Prince Zuko (Dev Patel) is the disgraced son of Fire Lord Ozai (Cliff Curtis) who can only win back his father’s favor by capturing the Avatar. His rival, Fire Commander Zhao (Aasif Mandvin) is also hunting Aang. The two clash in their fiery pursuit of the boy, adding fuel to this already fiery flame of contention within the Fire Kingdom.

As Avatar, Aang has power over all of the elements and his arrival is heralded as a type of messiah for the occupied nations who look to him for deliverance from the hell-bent fury of punitive and restrictive Fire Lords. There’s only one problem; the young boy has never been trained to fully understand, much less use his tremendous power, and so spends much of the film in a badass, martial arts stance that carries no knowledge behind it. Victories are on a trial and error basis, mostly accidental, and full of missteps.

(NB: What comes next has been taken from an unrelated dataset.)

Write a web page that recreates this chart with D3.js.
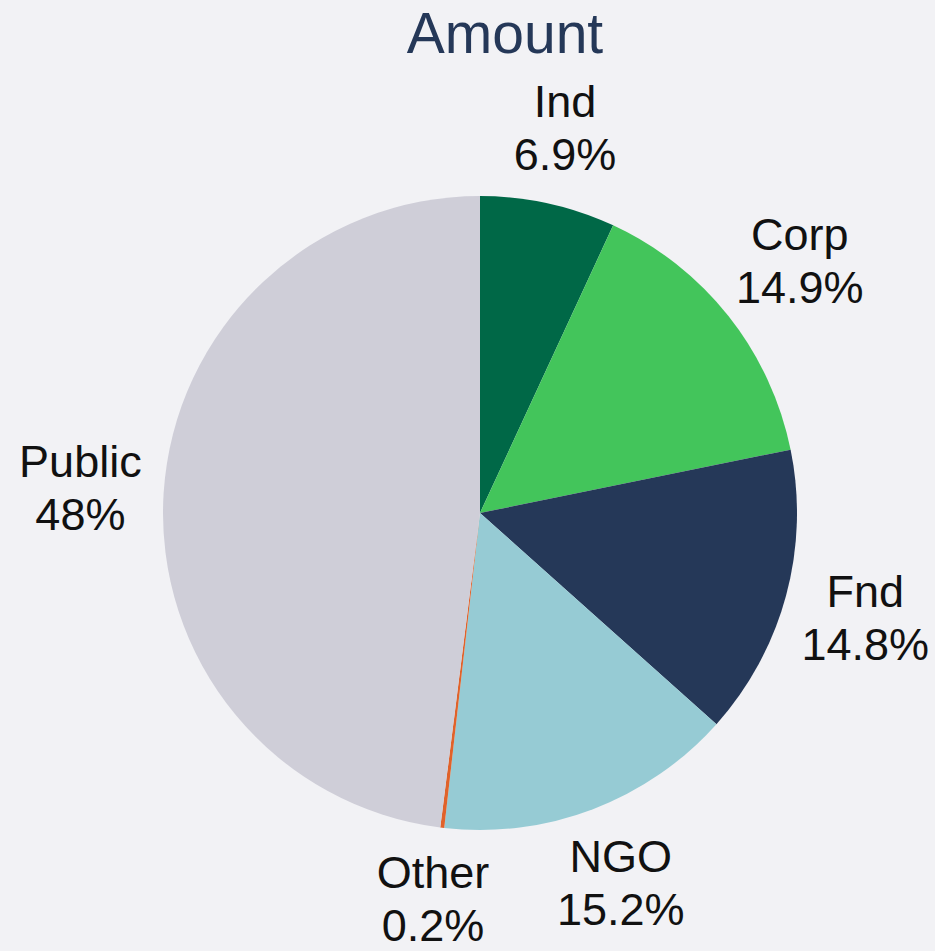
<!DOCTYPE html>
<html>
<head>
<meta charset="utf-8">
<script src="https://cdn.jsdelivr.net/npm/d3@7"></script>
<style>
	html, body { margin: 0; padding: 0; background: #f2f2f5; }
	svg { display: block; font-family: "Liberation Sans", Arial, sans-serif; }
</style>
</head>
<body>
<div id="chart"></div>
<script>
"use strict";

const categories = ["Ind", "Corp", "Fnd", "NGO", "Other", "Public"];
const shares = [6.9, 14.9, 14.8, 15.2, 0.2, 48];
const labels = ["6.9%", "14.9%", "14.8%", "15.2%", "0.2%", "48%"];
const colors = ["#006847", "#43c55b", "#253858", "#96cbd4", "#e0622a", "#cfced8"];

const W = 935, H = 951;
const CX = 480, CY = 513, R = 317;
const FONT = 45, LINE = 53, GAP = 22, LABEL_R = 395;

const svg = d3.select("#chart").append("svg")
	.attr("width", W)
	.attr("height", H);

svg.append("rect")
	.attr("width", W)
	.attr("height", H)
	.attr("fill", "#f2f2f5");

svg.append("text")
	.attr("x", 505)
	.attr("y", 53)
	.attr("text-anchor", "middle")
	.attr("font-size", 57)
	.attr("fill", "#253858")
	.text("Amount");

const color = d3.scaleOrdinal().domain(categories).range(colors);

const pie = d3.pie()
	.value((d, i) => shares[i])
	.sort(null);

const arcs = pie(categories);

const arc = d3.arc().innerRadius(0).outerRadius(R);

const g = svg.append("g")
	.attr("transform", `translate(${CX}, ${CY})`);

g.selectAll(".slice")
	.data(arcs)
	.enter().append("path")
	.attr("class", "slice")
	.attr("d", arc)
	.attr("fill", d => color(d.data));

// labels sit outside; a wide box on a diagonal gets pushed a bit further out
const lbl = g.selectAll(".lbl")
	.data(arcs)
	.enter().append("text")
	.attr("class", "lbl")
	.attr("text-anchor", "middle")
	.attr("font-size", FONT)
	.attr("fill", "#111");

lbl.append("tspan").attr("x", 0).attr("dy", 0).text(d => d.data);
lbl.append("tspan").attr("x", 0).attr("dy", LINE).text((d, i) => labels[i]);

const lift = (LINE - 0.716 * FONT) / 2; // block center sits ~10px under the first baseline

lbl.each(function (d) {
	const el = d3.select(this);
	const w = d3.max(el.selectAll("tspan").nodes(), n => n.getComputedTextLength());
	const h = 0.716 * FONT + LINE;
	const a = (d.startAngle + d.endAngle) / 2;
	const s = Math.abs(Math.sin(a)), c = Math.abs(Math.cos(a));
	const half = Math.min(s > 1e-6 ? w / 2 / s : Infinity, c > 1e-6 ? h / 2 / c : Infinity);
	let r = Math.max(LABEL_R, R + GAP + half);
	// keep the wide right-hand labels inside the frame
	if (Math.sin(a) > 0) r = Math.min(r, (W - CX - w / 2 - 6) / s);
	let x = r * Math.sin(a);
	let y = -r * Math.cos(a) - lift;
	// and the bottom ones above the lower edge
	y = Math.min(y, H - CY - LINE - 0.21 * FONT - 1);
	el.attr("transform", `translate(${x}, ${y})`);
});
</script>
</body>
</html>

Meanwhile, Prince Zuko and his sympathetic but powerful uncle Iroh (Shaun Toub) continue their independent quest to find Aang. Commander Zhao and his fleet of ships invade territories in hot pursuit as well. With a Fire Lord, is there any other kind? One of the water kingdoms is a battleground, although a fire-dominated earth kingdom is paid a visit as well.

How all of these elements come together, clash, defend, destroy, dominate, protect, vanquish and threaten the various characters makes for an action-packed, visual exercise in the graceful violence of a civilization out of balance. Fire and water as weapons take on an almost ballet-like undulation and their resulting damage is like a dance of willful personalities.

Writer/producer/director M. Night Shyamalan (Signs, The Sixth Sense) departs from his own mythology to bring the Nickelodeon series to the big screen. He makes no Hitchcock-inspired appearance in the film, but works from source material that’s not his own – for the first time.

The Michael Dante DiMartino and Bryan Konietzko animated series (primarily the first season) is fleshed out with some controversy concerning ethnic casting, an argument which is as superfluous as the 3-D effects. The casting works, the director is not Caucasian himself, and the bad guys have a charisma that the good guys can’t equal. And they get to burn things.

Not being familiar the series, I took the film at face value with no history or expectations attached. The last Airbender has enough majesty to stand on its own with vivid, blue water/red fire contrast unfolding like a moving piece of art in a world which is ancient and futuristic all at once.

You can be sure that Aang, the Avatar will return, wiser, more powerful, and more centered; this time it won’t take 100 years.